__CHALLENGE__. What lines of the data hold the string "seaborn"? Pull each one out.

---

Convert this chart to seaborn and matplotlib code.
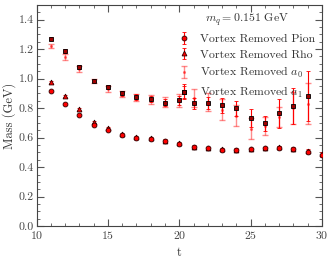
import numpy as np
import matplotlib
matplotlib.use("Agg")
import matplotlib.pyplot as plt
import seaborn as sns
from matplotlib.ticker import MultipleLocator

# ── Data ─────────────────────────────────────────────────────────────────────
t_pion = [11, 12, 13, 14, 15, 16, 17, 18, 19, 20, 21, 22, 23, 24, 25, 26, 27, 28, 29, 30]
pion = [0.915, 0.830, 0.755, 0.683, 0.650, 0.615, 0.600, 0.592, 0.575, 0.558,
        0.536, 0.527, 0.518, 0.516, 0.522, 0.528, 0.533, 0.522, 0.502, 0.480]
pion_err = [0.006, 0.006, 0.006, 0.006, 0.006, 0.006, 0.006, 0.006, 0.006, 0.007,
            0.007, 0.007, 0.007, 0.007, 0.007, 0.008, 0.008, 0.008, 0.009, 0.010]

t_rho = t_pion
rho = [0.978, 0.880, 0.793, 0.705, 0.665, 0.622, 0.605, 0.596, 0.580, 0.562,
       0.540, 0.530, 0.521, 0.519, 0.525, 0.531, 0.536, 0.526, 0.510, 0.490]
rho_err = [0.008, 0.008, 0.008, 0.008, 0.008, 0.008, 0.008, 0.008, 0.008, 0.008,
           0.008, 0.008, 0.008, 0.008, 0.008, 0.009, 0.009, 0.010, 0.012, 0.012]

t_a0 = [11, 12, 13, 14, 15, 16, 17, 18, 19, 20, 21, 22, 23, 24, 25, 26, 27, 28, 29]
a0 = [1.219, 1.147, 1.065, 0.985, 0.930, 0.895, 0.870, 0.858, 0.840, 0.850,
      0.870, 0.840, 0.790, 0.750, 0.660, 0.680, 0.740, 0.800, 0.830]
a0_err = [0.012, 0.020, 0.020, 0.015, 0.020, 0.022, 0.025, 0.030, 0.035, 0.045,
          0.060, 0.060, 0.070, 0.070, 0.070, 0.060, 0.070, 0.110, 0.140]

t_a1 = [11, 12, 13, 14, 15, 16, 17, 18, 19, 20, 20.35, 21, 22, 23, 24, 25, 26, 27, 28, 29]
a1 = [1.271, 1.185, 1.077, 0.987, 0.944, 0.899, 0.874, 0.861, 0.838, 0.854,
      0.910, 0.832, 0.836, 0.820, 0.798, 0.734, 0.696, 0.764, 0.815, 0.883]
a1_err = [0.010, 0.015, 0.015, 0.012, 0.015, 0.015, 0.020, 0.020, 0.025, 0.030,
          0.050, 0.035, 0.040, 0.050, 0.050, 0.060, 0.050, 0.100, 0.120, 0.170]

# ── Style ────────────────────────────────────────────────────────────────────
sns.set_theme(style="ticks")
plt.rcParams.update({
    "font.family": "serif",
    "font.serif": ["cmr10", "DejaVu Serif"],
    "mathtext.fontset": "cm",
    "axes.formatter.use_mathtext": True,
    "axes.edgecolor": "#444444",
    "axes.linewidth": 0.8,
    "xtick.color": "#555555",
    "ytick.color": "#555555",
    "xtick.labelcolor": "#444444",
    "ytick.labelcolor": "#444444",
})

fig = plt.figure(figsize=(3.32, 2.64), dpi=100)
ax = fig.add_axes([0.11, 0.143, 0.86, 0.839])

ax.errorbar(t_pion, pion, yerr=pion_err, fmt="o", ms=3.5, mfc="red", mec="#300000",
            mew=0.6, ecolor="red", elinewidth=0.8, capsize=1.2,
            label="Vortex Removed Pion", zorder=4)
ax.errorbar(t_rho, rho, yerr=rho_err, fmt="^", ms=3.5, mfc="red", mec="#300000",
            mew=0.6, ecolor="red", elinewidth=0.8, capsize=1.2,
            label="Vortex Removed Rho", zorder=3)
ax.errorbar(t_a0, a0, yerr=a0_err, fmt=".", ms=2.5, color="red", alpha=0.45,
            elinewidth=1.0, capsize=2, label="Vortex Removed $a_0$", zorder=2)
ax.errorbar(t_a1, a1, yerr=a1_err, fmt="s", ms=2.8, mfc="#a00000", mec="black",
            mew=0.6, ecolor="red", elinewidth=0.8, capsize=1.5,
            label="Vortex Removed $a_1$", zorder=3)

ax.set_xlim(10, 30)
ax.set_ylim(0, 1.5)
ax.xaxis.set_major_locator(MultipleLocator(5))
ax.xaxis.set_minor_locator(MultipleLocator(1))
ax.yaxis.set_major_locator(MultipleLocator(0.2))
ax.yaxis.set_minor_locator(MultipleLocator(0.05))
ax.yaxis.set_major_formatter(matplotlib.ticker.FormatStrFormatter("%.1f"))
ax.tick_params(which="both", direction="in", top=True, right=True, labelsize=8.5, pad=2)
ax.tick_params(which="major", length=5, width=0.8)
ax.tick_params(which="minor", length=2.5, width=0.6)

ax.set_xlabel("t", fontsize=9, color="#333333", labelpad=4)
ax.set_ylabel("Mass (GeV)", fontsize=9, color="#333333", labelpad=2)

leg = ax.legend(loc="upper right", frameon=False, fontsize=8.5,
                title=r"$m_q = 0.151$ GeV", title_fontsize=8.5,
                handlelength=1.0, labelspacing=0.45, borderaxespad=0.2)
for txt in leg.get_texts():
    txt.set_color("#333333")
leg.get_title().set_color("#333333")

fig.savefig("out.png", dpi=100)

---

__SOLUTION TO THE EXERCISE__.
Convert this chart to seaborn and matplotlib code.
import seaborn as sns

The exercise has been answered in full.